EOF can be something completely different from end of image. So your sample should look like:

[BOF -- HEAD -- data chunk 1 -- EODS -- HEAD -- data chunk 2 -- EODS -- HEAD -- data chunk 3 -- EODS -- EOF]

where:
BOF - beginning of file,
HEAD - structure header,
EODS - end of data structure (supposed end, according to header),
EOF - end of file.

Some files has:
[BOF -- HEAD -- data chunk 1 -- EODS -- EOF]

If you have the file looking like:

[BOF -- HEAD -- data chunk 1 -- EODS -- something -- EOF]

it will be cut to valid form after re-saving it in many tools (but only if header defines data structure size).

Other way of predicting is to look for known files types beginnings (ex.

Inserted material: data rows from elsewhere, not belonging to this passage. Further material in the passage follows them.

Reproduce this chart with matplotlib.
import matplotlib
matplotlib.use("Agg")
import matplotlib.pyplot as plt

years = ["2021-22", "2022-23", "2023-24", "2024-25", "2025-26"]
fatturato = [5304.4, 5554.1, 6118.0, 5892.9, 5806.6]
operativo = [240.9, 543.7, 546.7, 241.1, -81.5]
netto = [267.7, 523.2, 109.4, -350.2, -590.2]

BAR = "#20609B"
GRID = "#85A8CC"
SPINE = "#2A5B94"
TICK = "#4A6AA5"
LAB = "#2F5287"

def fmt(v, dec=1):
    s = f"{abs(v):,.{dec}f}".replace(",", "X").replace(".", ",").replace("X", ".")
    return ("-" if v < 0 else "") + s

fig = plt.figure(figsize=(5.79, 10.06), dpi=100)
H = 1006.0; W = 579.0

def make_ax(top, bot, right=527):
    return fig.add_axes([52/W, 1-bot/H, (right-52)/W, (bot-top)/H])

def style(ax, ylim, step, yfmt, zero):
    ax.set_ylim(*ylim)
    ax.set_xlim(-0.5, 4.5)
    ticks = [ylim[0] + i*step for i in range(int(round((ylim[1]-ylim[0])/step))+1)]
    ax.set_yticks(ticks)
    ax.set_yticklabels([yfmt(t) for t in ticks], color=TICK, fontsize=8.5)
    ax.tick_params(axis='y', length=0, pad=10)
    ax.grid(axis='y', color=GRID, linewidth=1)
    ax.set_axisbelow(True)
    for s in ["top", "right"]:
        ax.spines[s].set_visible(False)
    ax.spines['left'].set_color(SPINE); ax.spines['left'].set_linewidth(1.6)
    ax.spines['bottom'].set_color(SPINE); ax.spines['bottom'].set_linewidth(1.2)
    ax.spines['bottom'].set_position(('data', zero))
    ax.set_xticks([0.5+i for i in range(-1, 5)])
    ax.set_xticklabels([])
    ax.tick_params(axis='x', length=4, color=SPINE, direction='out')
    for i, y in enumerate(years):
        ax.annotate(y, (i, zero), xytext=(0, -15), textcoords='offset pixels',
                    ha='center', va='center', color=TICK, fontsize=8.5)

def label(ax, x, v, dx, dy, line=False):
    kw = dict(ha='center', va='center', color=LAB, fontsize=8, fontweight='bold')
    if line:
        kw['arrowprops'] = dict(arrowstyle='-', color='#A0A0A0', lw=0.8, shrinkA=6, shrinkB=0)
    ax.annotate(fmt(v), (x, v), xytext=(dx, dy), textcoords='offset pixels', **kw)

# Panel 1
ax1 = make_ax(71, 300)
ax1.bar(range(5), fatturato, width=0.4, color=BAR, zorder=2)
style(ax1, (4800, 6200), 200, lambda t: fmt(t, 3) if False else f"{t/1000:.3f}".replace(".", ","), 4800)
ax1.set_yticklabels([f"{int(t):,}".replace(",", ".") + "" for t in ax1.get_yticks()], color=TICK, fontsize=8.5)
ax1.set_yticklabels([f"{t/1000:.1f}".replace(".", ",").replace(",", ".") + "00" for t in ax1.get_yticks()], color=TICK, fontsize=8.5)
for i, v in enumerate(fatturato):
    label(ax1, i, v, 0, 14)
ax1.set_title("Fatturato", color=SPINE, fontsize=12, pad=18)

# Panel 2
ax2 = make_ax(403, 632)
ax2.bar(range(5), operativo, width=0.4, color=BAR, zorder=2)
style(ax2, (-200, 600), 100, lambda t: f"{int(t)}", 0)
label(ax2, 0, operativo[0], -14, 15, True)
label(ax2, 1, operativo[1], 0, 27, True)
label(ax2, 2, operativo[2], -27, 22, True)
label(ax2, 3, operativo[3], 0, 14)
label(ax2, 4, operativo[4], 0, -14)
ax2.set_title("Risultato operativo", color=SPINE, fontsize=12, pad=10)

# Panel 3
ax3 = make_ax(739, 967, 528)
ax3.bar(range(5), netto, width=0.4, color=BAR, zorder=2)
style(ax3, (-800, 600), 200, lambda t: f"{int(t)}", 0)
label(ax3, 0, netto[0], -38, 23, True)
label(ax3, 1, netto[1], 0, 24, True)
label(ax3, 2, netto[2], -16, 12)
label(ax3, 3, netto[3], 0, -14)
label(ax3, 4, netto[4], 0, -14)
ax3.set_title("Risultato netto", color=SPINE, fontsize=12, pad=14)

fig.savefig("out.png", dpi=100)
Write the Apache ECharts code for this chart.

MZ for executables, BM for bitmaps, PK for archives) and assume that file can be split when such signature is found.

Two most obvious disadvantages comes to mind:
1. file can be corrupted after splitting if there is no need for it (even if signature can be found; ex. "MZ" appears in totalcmd.exe 7 times but this is single executable only),
2. common formats signatures database is still neded.

chrizoo · Post by *chrizoo » 2008-12-09, 01:29 UTC

I understand all of that, but you are talking about the individual structure of files (headers, chunks, etc.), whereas I thought that all files (regardless of their file format) have BOF and EOF byte(s?) and these were the same for any type of file. For example:

BOF -- mp3 file -- EOF
BOF -- jpeg file -- EOF

I thought there should be one clearly defined byte sequence for BOF and EOF (or at least not more than 3 or 4 allowed sequences). But it might not be the case at all. I just got the impression that it would be like this, when reading the above text in italics.

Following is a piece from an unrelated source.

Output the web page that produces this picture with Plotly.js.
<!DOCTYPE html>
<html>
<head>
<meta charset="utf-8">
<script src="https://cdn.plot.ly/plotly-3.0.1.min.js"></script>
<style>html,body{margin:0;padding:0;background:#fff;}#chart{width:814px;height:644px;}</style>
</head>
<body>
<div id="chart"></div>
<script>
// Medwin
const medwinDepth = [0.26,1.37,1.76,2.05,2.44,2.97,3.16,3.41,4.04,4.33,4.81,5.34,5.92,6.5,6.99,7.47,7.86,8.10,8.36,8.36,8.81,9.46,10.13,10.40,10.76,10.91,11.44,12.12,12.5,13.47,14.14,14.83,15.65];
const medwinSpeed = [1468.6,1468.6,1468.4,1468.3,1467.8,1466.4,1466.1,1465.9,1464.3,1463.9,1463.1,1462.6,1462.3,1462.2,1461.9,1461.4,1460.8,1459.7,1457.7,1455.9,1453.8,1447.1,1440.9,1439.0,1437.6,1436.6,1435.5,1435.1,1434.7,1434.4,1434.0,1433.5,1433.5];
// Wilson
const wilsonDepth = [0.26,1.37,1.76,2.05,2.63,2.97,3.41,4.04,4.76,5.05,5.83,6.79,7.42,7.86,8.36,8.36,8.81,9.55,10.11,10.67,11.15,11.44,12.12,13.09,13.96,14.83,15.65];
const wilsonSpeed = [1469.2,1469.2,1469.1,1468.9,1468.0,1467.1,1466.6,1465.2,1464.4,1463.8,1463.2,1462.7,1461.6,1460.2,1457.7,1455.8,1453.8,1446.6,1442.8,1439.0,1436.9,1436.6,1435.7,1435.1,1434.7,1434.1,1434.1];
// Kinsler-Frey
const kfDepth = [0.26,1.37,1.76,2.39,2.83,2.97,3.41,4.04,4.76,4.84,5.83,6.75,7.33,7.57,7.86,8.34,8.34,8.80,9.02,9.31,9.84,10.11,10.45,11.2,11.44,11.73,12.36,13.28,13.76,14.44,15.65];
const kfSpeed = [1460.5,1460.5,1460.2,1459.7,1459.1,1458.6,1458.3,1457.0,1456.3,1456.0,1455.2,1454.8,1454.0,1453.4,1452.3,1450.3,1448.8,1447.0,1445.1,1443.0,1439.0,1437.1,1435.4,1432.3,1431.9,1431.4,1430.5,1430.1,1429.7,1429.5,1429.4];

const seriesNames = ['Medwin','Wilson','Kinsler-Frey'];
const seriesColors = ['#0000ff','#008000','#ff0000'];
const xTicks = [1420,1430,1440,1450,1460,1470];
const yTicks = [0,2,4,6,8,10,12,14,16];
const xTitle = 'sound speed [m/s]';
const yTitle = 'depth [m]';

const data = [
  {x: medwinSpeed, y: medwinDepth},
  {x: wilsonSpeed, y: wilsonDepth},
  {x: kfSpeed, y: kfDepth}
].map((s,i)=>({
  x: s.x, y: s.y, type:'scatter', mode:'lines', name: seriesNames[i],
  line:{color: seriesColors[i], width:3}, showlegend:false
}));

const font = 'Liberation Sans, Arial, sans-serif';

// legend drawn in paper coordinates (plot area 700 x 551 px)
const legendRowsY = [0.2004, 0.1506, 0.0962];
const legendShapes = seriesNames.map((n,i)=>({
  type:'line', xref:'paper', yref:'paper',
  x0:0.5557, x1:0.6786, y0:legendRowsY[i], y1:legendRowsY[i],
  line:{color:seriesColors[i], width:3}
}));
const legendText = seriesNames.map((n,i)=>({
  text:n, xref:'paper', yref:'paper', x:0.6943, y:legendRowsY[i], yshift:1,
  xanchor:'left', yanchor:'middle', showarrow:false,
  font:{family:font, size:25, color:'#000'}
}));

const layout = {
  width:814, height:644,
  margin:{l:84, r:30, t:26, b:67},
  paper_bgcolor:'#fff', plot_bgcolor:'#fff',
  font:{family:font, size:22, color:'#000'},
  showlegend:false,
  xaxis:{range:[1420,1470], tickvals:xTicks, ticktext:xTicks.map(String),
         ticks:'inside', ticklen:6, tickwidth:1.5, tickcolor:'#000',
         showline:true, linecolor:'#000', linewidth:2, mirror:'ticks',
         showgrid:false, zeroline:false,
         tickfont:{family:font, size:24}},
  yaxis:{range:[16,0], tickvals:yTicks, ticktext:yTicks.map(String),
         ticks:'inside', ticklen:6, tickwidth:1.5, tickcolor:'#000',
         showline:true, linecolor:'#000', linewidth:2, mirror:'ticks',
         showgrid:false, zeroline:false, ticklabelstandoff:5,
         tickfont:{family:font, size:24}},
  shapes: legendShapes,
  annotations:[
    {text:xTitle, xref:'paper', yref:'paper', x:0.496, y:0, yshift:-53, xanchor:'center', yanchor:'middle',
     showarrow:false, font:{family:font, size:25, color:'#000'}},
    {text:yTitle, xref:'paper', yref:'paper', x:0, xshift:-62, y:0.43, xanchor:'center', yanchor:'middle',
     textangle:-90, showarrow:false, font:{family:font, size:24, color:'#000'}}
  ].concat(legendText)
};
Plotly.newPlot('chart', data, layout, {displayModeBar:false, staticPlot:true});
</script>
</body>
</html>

So there isn't necessarily a BOF and EOF marker in a file and (e.g.) NTFS only knows where a file starts and ends because it stores the beginning position and the exact file length ?

fenix_productions · Post by *fenix_productions » 2008-12-09, 02:03 UTC

chrizoo wrote:I just got the impression that it would be like this, when reading the above text in italics.

There is the part about EOI (end of image - data structure) not EOF.

EOF is symbolic value returned by Operating System which tells that no more data belongs to file. It is not related to structure info but to file size limit. Teoritically you can't write something after that. You can write after data structure but not EOF. At least that is how I see that but I might be wrong

chrizoo wrote:So there isn't necessarily a BOF and EOF marker in a file and (e.g.) NTFS only knows where a file starts and ends because it stores the beginning position and the exact file length ?

NTFS stores in MFT the information about:

wiki wrote:"all files on the volume, including file names, timestamps, stream names, and lists of cluster numbers where data streams reside, indexes, security identifiers, and file attributes like "read only", "compressed", "encrypted", etc."

IIRC The size is calculated by operating system according to MFT info.

chrizoo · Post by *chrizoo » 2008-12-09, 04:17 UTC

So to put it simply (and not get lost in the details):

If you take any given file (regardless of its content), there is no such thing as a BOF and EOF byte sequence INDEPENDENT from its file format?

I would have thought, there is FOR EXAMPLE a three byte BOF marker 89 50 4E (hex) and a EOF marker 42 60 82, that would unambiguously identify start/end of ANY file. (values here completely arbitrary)

fenix_productions · Post by *fenix_productions » 2008-12-09, 08:38 UTC

chrizoo wrote:If you take any given file (regardless of its content), there is no such thing as a BOF and EOF byte sequence INDEPENDENT from its file format?

Indeed.

Post by *Hacker » 2008-12-09, 14:26 UTC

chrizoo,

If you take any given file (regardless of its content), there is no such thing as a BOF and EOF byte sequence INDEPENDENT from its file format?

It's just like with a normal paper page. Where it starts and where it ends is not defined by a piece of text "start reading here" and "stop reading there".

Roman

derBeobachter · Post by *derBeobachter » 2008-12-19, 17:57 UTC

Well, I think the idea of a 'split here' marker is a good one, why not let the user specify which marker character(s) to use? (FF is another good candidate.)